Johnson & Johnson (JNJ) is weighing a higher takeover offer for medical-device maker Guidant Corp. (GDT) in a move to thwart a $25 billion bid from rival suitor Boston Scientific Corp. (BSX), a source familiar with the situation said on Wednesday.

The Guidant board of directors is meeting Wednesday afternoon with an announcement expected after the market closes, the source said.

J&J and Guidant have held discussions since Boston Scientific submitted its definitive bid for Guidant on Sunday, the source said. A decision on a potential new bid is imminent, said the source, who declined to be identified by name.

J&J agreed to buy Guidant in December 2004 to gain a greater share of the $10 billion market for devices that help regulate heart beats. But J&J slashed its offer in November following safety concerns and litigation over Guidant's heart products, opening the door for Boston Scientific to make its offer.

Boston Scientific, which makes cardiovascular devices and products used in oncology and urology, formalized its offer on Sunday and set a January 19 deadline for Guidant to respond. Guidant shareholders are scheduled to vote on the J&J pact on January 31.

J&J's offer is currently valued at about $64.36 a share, or $21.9 billion. Boston Scientific's offer, meanwhile, is valued at $72 a share, or $25 billion.

"Our $72 offer is higher than J&J's and there is strong upside potential over time," Boston Scientific spokesman Paul Donovan said in response to rumors that J&J would raise its bid. "Don't count us out."

"I think J&J is going to be very firm and very resolute, but I think they're probably willing to go a bit higher," said Steven Scruggs, the portfolio manager of Queens Road Funds, which owns J&J shares.

Scruggs said he would support a higher bid as long as it did not exceed $70.

"I think Guidant is worth more to J&J than it is to Boston Scientific," he added. "Boston Scientific probably could raise its bid, but anything over $72 is too much."

One trader, who asked not to be named, believes J&J will raise its offer to $70 per share, forcing Boston Scientific to increase its offer.

"Boston can probably stretch to $76. I don't know if they'll want to. They've already said they don't care about near-term dilution. If J&J is anywhere near $70, Boston will come back and raise it. They'll take out every piece of debt that the market is willing to lend."

Fund manager Sherwood Small, whose Boston Private Value Fund owns J&J shares, said both Boston Scientific and J&J need the Guidant unit that sells profitable implantable cardioverter defibrillators, among the fastest-growing segments of the medical device sector.


"The difference is, for Boston Scientific, this is a bet-the-ranch deal," he said, adding that, if Boston Scientific is not successful in this contest, it will have to buy another company or else be bought itself.
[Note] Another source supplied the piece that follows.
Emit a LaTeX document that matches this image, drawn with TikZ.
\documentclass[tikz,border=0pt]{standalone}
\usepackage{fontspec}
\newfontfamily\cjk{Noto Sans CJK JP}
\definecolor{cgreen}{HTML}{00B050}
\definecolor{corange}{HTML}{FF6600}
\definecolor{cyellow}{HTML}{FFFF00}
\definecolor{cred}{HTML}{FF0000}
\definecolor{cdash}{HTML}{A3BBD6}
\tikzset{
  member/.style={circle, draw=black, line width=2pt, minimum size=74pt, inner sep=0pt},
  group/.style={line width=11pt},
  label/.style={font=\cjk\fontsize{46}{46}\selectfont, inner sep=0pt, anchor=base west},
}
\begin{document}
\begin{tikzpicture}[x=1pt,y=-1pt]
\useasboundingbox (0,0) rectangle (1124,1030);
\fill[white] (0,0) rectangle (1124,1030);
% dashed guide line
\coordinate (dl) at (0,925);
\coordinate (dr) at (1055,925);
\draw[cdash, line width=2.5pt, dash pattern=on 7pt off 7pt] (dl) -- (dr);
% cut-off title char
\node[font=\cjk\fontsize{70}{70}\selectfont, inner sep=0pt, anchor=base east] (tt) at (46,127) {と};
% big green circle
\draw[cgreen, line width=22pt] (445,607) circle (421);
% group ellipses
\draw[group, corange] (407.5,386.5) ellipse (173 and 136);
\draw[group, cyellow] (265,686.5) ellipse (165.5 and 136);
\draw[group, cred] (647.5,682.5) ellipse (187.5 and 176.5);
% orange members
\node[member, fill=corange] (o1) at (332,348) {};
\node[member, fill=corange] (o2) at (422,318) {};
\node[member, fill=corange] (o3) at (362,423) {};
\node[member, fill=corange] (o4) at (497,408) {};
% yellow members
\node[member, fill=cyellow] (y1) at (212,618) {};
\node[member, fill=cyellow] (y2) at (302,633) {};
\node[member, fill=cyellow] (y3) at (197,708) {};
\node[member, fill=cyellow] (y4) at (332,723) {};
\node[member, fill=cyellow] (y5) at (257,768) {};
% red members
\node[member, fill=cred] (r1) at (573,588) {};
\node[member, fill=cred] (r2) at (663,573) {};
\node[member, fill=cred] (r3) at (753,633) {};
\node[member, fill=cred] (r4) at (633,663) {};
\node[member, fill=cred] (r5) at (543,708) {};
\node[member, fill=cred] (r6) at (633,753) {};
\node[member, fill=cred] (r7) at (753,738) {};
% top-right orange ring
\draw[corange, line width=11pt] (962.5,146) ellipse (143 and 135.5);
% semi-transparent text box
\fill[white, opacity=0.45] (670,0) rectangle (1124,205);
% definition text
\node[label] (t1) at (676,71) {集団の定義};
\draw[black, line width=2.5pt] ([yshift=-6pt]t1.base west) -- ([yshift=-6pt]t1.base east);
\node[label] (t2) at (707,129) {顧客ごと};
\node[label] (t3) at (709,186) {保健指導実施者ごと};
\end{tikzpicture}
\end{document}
Allen Michel, a merger and acquisition professor at Boston University School of Management, contends that the winner of the contest will be the loser.

"Whenever you have multiple bidding ... the firm that wins usually ends up paying too much. It's a phenomenon that's known on Wall Street as the 'winner's curse."'

He said it is plausible that a third party will come in with an offer, which would increase the chances that the ultimate acquirer of Guidant will pay more than the company is worth.

But options traders said the options market was not reflecting expectations for a bidding contest.

"When you look at the options in Guidant to see if there is any indication of speculation regarding an increase in the bid for the company from anyone, one indicator is the volatility of the at-the-money options," said Herb Kurlan, president of Vtrader, an online proprietary options and stock trading firm.

"The implied volatility of at-the-money calls in Guidant is around 18 percentage points ... for a takeover speculative stock that is not a very high volatility," he said.

Implied volatility is the anticipated volatility of the stock as suggested by its option prices.

Hedge fund Elliott Associates LP, a Guidant shareholder, on Tuesday urged Guidant to favor the Boston Scientific bid over the pact with J&J. The fund said "anything less than $71 per share from J&J should not be accepted."

Guidant shares were up $1.15, or 1.66 percent, at $70.54 afternoon trading on the New York Stock Exchange.

J&J declined to comment. Guidant could not be immediately reached for comment.